The loud protestations of those who are fuming at the school board makes you wonder who they think the victims of this whole thing are? Do they honestly think they have been wronged? What kind of homes do these people grow up in that they have the audacity and the smugness to prance around like they have been wronged when there are three boys - school mates of theirs - who have been basically raped by their fellow students?...

Watch this video of the protests. The parents of every single one of those boys and girls should be ashamed. Maybe when criminal charges are finally filed, these self-centered, spoiled brats who are acting like this is all a big joy ride to notoriety will wise up and realize the gravity of the situation...

Do I need to tell you why those statements make me sick?

It gets worse; one of the players who is accused of participating in the sexual assaults had been warned by school officials before the camp not to "harass" any other teammates.
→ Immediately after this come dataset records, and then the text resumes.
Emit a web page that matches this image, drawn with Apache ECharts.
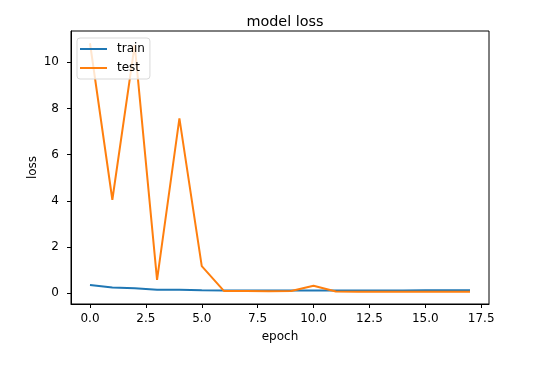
<!DOCTYPE html>
<html><head><meta charset="utf-8">
<script src="https://cdn.jsdelivr.net/npm/echarts@6/dist/echarts.min.js"></script>
<style>html,body{margin:0;padding:0;background:#fff}#c{width:553px;height:367px}</style>
</head><body><div id="c"></div>
<script>
const epochs = [0,1,2,3,4,5,6,7,8,9,10,11,12,13,14,15,16,17];
const trainLoss = [0.36,0.25,0.22,0.16,0.16,0.13,0.12,0.12,0.12,0.12,0.12,0.12,0.12,0.12,0.12,0.13,0.13,0.13];
const testLoss = [10.82,4.05,10.75,0.58,7.57,1.18,0.10,0.10,0.09,0.10,0.33,0.08,0.07,0.07,0.07,0.07,0.07,0.07];
const xTicks = [0,2.5,5,7.5,10,12.5,15,17.5];
const yTicks = [0,2,4,6,8,10];

const font = 'DejaVu Sans';
const chart = echarts.init(document.getElementById('c'));
chart.setOption({
  animation:false,
  backgroundColor:'#fff',
  title:{text:'model loss',left:280,top:10,textAlign:'center',textStyle:{fontFamily:font,fontSize:14.4,fontWeight:'normal',color:'#000'}},
  legend:{left:77,top:38,orient:'vertical',itemWidth:27,itemHeight:2,itemGap:5,
    padding:[4,5,4,3],borderColor:'#d9d9d9',borderWidth:1,borderRadius:3,backgroundColor:'rgba(255,255,255,0.8)',
    icon:'rect',textStyle:{fontFamily:font,fontSize:12,lineHeight:14,color:'#000',padding:[0,0,0,5]},data:['train','test']},
  grid:{left:71,right:64,top:31,bottom:63,show:true,borderColor:'#000',borderWidth:1},
  xAxis:{type:'value',min:-0.85,max:17.85,name:'epoch',nameLocation:'middle',nameGap:27,nameMoveOverlap:false,
    nameTextStyle:{fontFamily:font,fontSize:12,color:'#000'},
    axisLine:{onZero:false,lineStyle:{color:'#000'}},splitLine:{show:false},
    axisTick:{customValues:xTicks,length:4,lineStyle:{color:'#000'}},
    axisLabel:{customValues:xTicks,fontFamily:font,fontSize:12,color:'#000',margin:9,formatter:v=>v.toFixed(1)}},
  yAxis:{type:'value',min:-0.46,max:11.35,name:'loss',nameLocation:'middle',nameGap:32,nameMoveOverlap:false,nameRotate:90,
    nameTextStyle:{fontFamily:font,fontSize:12,color:'#000'},
    axisLine:{show:true,onZero:false,lineStyle:{color:'#000'}},splitLine:{show:false},
    axisTick:{show:true,customValues:yTicks,length:4,lineStyle:{color:'#000'}},
    axisLabel:{customValues:yTicks,fontFamily:font,fontSize:12,color:'#000',margin:12}},
  series:[
    {name:'train',type:'line',data:epochs.map((e,i)=>[e,trainLoss[i]]),showSymbol:false,symbol:'none',
      lineStyle:{color:'#1f77b4',width:2},itemStyle:{color:'#1f77b4'}},
    {name:'test',type:'line',data:epochs.map((e,i)=>[e,testLoss[i]]),showSymbol:false,symbol:'none',
      lineStyle:{color:'#ff7f0e',width:2},itemStyle:{color:'#ff7f0e'}}
  ]
});
</script></body></html>
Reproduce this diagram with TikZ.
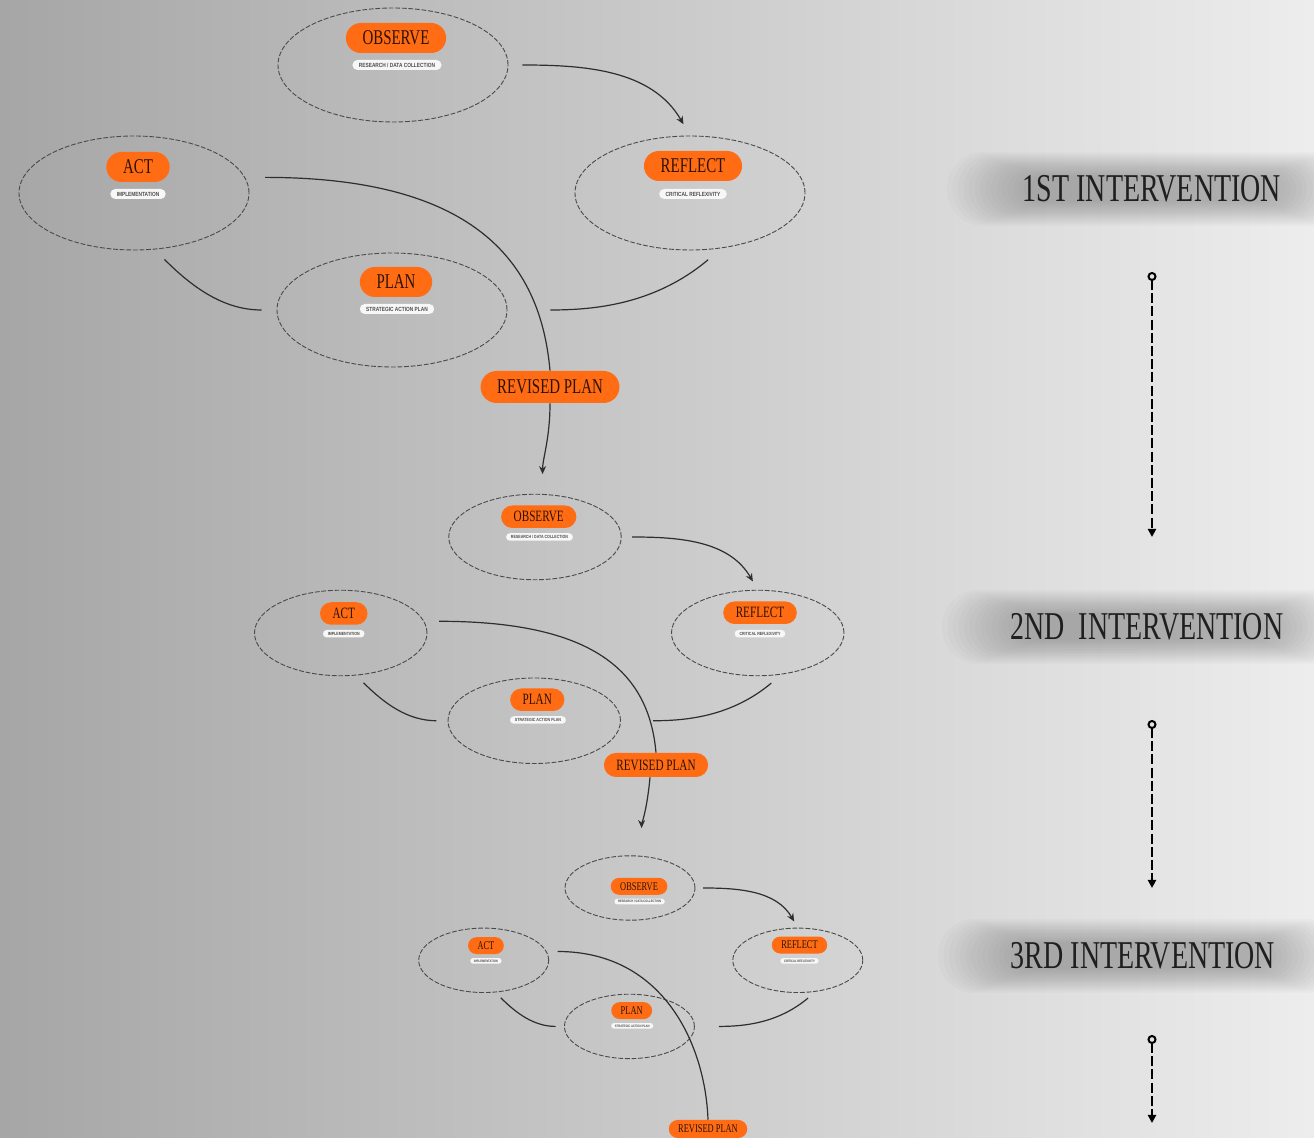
\documentclass[tikz,border=0pt]{standalone}
\usepackage{fontspec}
\setmainfont{Liberation Serif}
\newfontfamily\narrowserif[FakeStretch=0.71]{Liberation Serif}
\newfontfamily\narrowsans[FakeStretch=0.8]{Liberation Sans}
\usetikzlibrary{shapes.geometric,shapes.misc,arrows.meta}

\definecolor{bgleft}{HTML}{A6A6A6}
\definecolor{bgright}{HTML}{EDEDED}
\definecolor{pillorange}{HTML}{FF6C14}
\definecolor{pillink}{HTML}{2B1205}
\definecolor{ringgray}{HTML}{4A4A4A}
\definecolor{linkgray}{HTML}{2E2E2E}

\tikzset{
  ring/.style={ellipse, draw=ringgray, line width=0.45pt, dash pattern=on 2.4pt off 0.9pt,
    minimum width=115pt, minimum height=57pt, inner sep=0pt},
  pill/.style={rounded rectangle, fill=pillorange, text=pillink,
    font=\narrowserif\fontsize{10.5}{12}\selectfont, inner xsep=7.5pt, inner ysep=0pt, minimum height=15pt},
  tag/.style={rounded rectangle, fill=white!94!gray, text=black!70,
    font=\narrowsans\bfseries\fontsize{3}{3.5}\selectfont, inner xsep=3pt, inner ysep=0pt, minimum height=5pt},
  link/.style={draw=linkgray, line width=0.6pt},
  tip/.style={-{Stealth[length=4pt,width=3.5pt]}},
  timeline/.style={line width=1pt, dash pattern=on 5pt off 1.6pt,
    {Circle[open,length=4.5pt,width=4.5pt]}-{Triangle[length=4pt,width=4pt]}},
  intlabel/.style={font=\narrowserif\fontsize{19.7}{22}\selectfont, text=black!88},
  % one observe-reflect-plan-act loop: #1 = scale, (#2,#3) = observe label spot
  pics/cycle/.style n args={3}{code={
    \node[ring] (-obs) at (0,0) {};
    \node[ring] (-ref) at (297,128) {};
    \node[ring] (-act) at (-259,128) {};
    \node[ring] (-pln) at (-1,245) {};
    \node[pill] (-obsp) at (#2,#3) {OBSERVE};
    \node[tag] (-obst) at (#2+1,#3+27) {RESEARCH / DATA COLLECTION};
    \node[pill] (-refp) at (300,101) {REFLECT};
    \node[tag] (-reft) at (300,129) {CRITICAL REFLEXIVITY};
    \node[pill] (-actp) at (-255,102) {ACT};
    \node[tag] (-actt) at (-255,129) {IMPLEMENTATION};
    \node[pill] (-plnp) at (3,217) {PLAN};
    \node[tag] (-plnt) at (4,244) {STRATEGIC ACTION PLAN};
    \draw[link, tip, shorten <=#1*7pt, shorten >=#1*6.5pt] (-obs.east) to[out=0, in=120] (-ref.north);
    \draw[link, shorten <=#1*9pt, shorten >=#1*21.5pt] (-ref.-60) to[out=-140, in=0] (-pln.east);
    \draw[link, shorten <=#1*7.5pt, shorten >=#1*7pt] (-pln.west) to[out=180, in=-45] (-act.-70);
  }}
}

\begin{document}
\begin{tikzpicture}[x=0.5pt, y=-0.5pt]
  \useasboundingbox (0,0) rectangle (1314,1138);
  \clip (0,0) rectangle (1314,1138);
  \shade[left color=bgleft, right color=bgright] (0,0) rectangle (1314,1138);

  % intervention labels with their soft shadow
  \foreach \n/\x/\y/\t in {int1/1152/189/1ST INTERVENTION, int2/1147/627/2ND~ INTERVENTION, int3/1143/956/3RD INTERVENTION}{
    \foreach \k in {0,...,15}
      \fill[black, opacity=0.014, rounded corners=18pt-0.7pt*\k] (\x-205+5.5*\k, \y-37+1.6*\k) rectangle (\x+205-5.5*\k, \y+37-1.6*\k);
    \node[intlabel] (\n) at (\x,\y) {\t};
  }

  % timeline arrows
  \coordinate (t1a) at (1152,272);
  \coordinate (t1b) at (1152,537);
  \coordinate (t2a) at (1152,720);
  \coordinate (t2b) at (1152,888);
  \coordinate (t3a) at (1152,1035);
  \coordinate (t3b) at (1152,1123);
  \draw[timeline] (t1a) -- (t1b);
  \draw[timeline] (t2a) -- (t2b);
  \draw[timeline] (t3a) -- (t3b);

  % the three loops
  \pic[transform shape] (c1) at (393,65) {cycle={1}{3}{-27}};
  \pic[scale=0.75, transform shape] (c2) at (535,537) {cycle={0.75}{5}{-27}};
  \pic[scale=0.565, transform shape] (c3) at (630,888) {cycle={0.565}{16}{-3}};

  \node[pill, minimum height=16pt] (rp1) at (550,387) {REVISED PLAN};
  \node[pill, minimum height=16pt, scale=0.75] (rp2) at (656,765) {REVISED PLAN};
  \node[pill, minimum height=16pt, scale=0.565] (rp3) at (708,1129) {REVISED PLAN};

  \draw[link, shorten <=10pt] (c1-act.8) to[out=0, in=95, out looseness=1.6, in looseness=0.8] (rp1.north);
  \draw[link, shorten <=7.5pt] (c2-act.8) to[out=0, in=95, out looseness=1.6, in looseness=0.8] (rp2.north);
  \draw[link, shorten <=5.6pt] (c3-act.8) to[out=0, in=92, out looseness=1.3, in looseness=0.8] (rp3.north);

  \draw[link, tip, shorten >=10pt] (rp1.south) to[out=-90, in=90] (c2-obs.80);
  \draw[link, tip, shorten >=14pt] ([xshift=-3pt]rp2.south) to[out=-95, in=90] (c3-obs.70);
\end{tikzpicture}
\end{document}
Michele neatly outlines the various groups who are to blame:

The fault for this whole episode begins with the parents of the accused players, for raising kids who think that they have the right to do this to people; the attackers themselves; the kids who watched and said nothing; the kids who found out later, knowing who the attackers were, and still said nothing; and the school for allowing a serious discipline problem to go unchecked and permitting this previously suspended football player to go on a school-sanctioned trip.

In other words, the fact that the school might have known about the brutality of one player beforehand doesn't place the fault of this all on the school. The attackers - and the witnesses - should face severe legal consequences. Michele fears a round of "Boys will be boys" defenses in court. I fear she's right.

By the way, the press releases for Mepham High stop at September 5th. Imagine that.